Last month the Obama Administration and EPA released the final version of their so-called “Clean Power Plan,” which seeks to regulate carbon in the U.S. While the President and his army of EPA bureaucrats tout the “flexibility” of the carbon rule, the reality is the rule is anything but flexible and will hits states the hardest. Projections show the finalized version of the carbon rule will have a much more devastating impact than originally expected in the proposed version.

For states, the finalized rule means massive energy rate increases and compliance scenarios that will prove crushing for their economies. The carbon rule offers two compliance scenarios, both of which are practically unworkable for states and will send energy rates skyrocketing.

It is projected that over 40 states will see double digit rate increases under the carbon rule, inevitably killing thousands of jobs and pushing integral industries to search for lower energy prices, potentially oversees. 

Worst of all is the impact the carbon rule will have on 22 states that were blind-sided by much more stringent emissions reduction targets in the finalized rule than in the proposed rule. Twenty-one of these 22 states enjoyed average electricity prices 12% below the national average last year. More stringent targets however mean residents will be paying more for energy and sectors such as manufacturing could soon leave states for more affordable climates.

For instance the reduction target originally proposed for North Dakota was 11%, yet the target contained in the finalized rule is almost 50%. Iowa, Kentucky and Wyoming were originally projected to see targets just below 20% but the finalized rule requires well over 40% reduction targets for each. States such as Indiana, Kansas, and Montana also saw their compliance targets roughly double in the final rule.   

Furthermore, in drafting the final rule, the assumptions made by Obama and the EPA are not only illogical but extremely misleading. In the final version the EPA assumed that roughly 100 GW of coal would inevitably be retired by 2020, even without the carbon rule. 

This assumption however is much larger than the 66 GW the EPA originally projected in the proposed rule or the 55 GW the Energy Information Administration projected. By assuming more coal retirement in the final version absent the carbon rules enactment, the EPA tries to misrepresent the actual impact the carbon rule will have on the industry.          

The final version of the rule also assumes that 41,000 MW of renewables such as wind would come on line by 2030. The EPA claims such sources would replace roughly 38,000 MW of coal the Agency projects will be retired during the same period.  However this swap is not only wildly impracticable but doesn’t take into account the unreliable nature of wind.

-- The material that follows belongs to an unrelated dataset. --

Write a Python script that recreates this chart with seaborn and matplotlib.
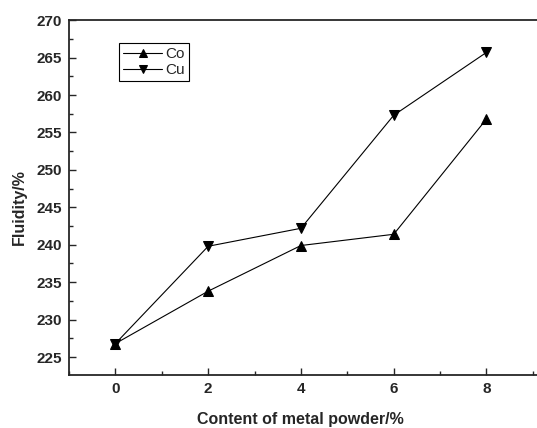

Because wind generation is so sporadic it is estimated that for such a drastic shift in energy supply to be effective over 170,000 MW of wind would actually be needed, as opposed to the 41,000 MW the EPA projects. The feasibility of doing so would require over 20 million acres of wind generation, a landmass the size of 16 million football fields or roughly the State of Indiana.    

As unclear and unforthcoming as the President and the EPA have been in disclosing the impact the final carbon rule will have on states, the one thing that is clear is a majority of states will be hurt. For the 40 or so states that will see double digit rate increases, or the 22 states facing compliance targets well above those initially projected, this rule will prove an economic disaster that ripples across the U.S.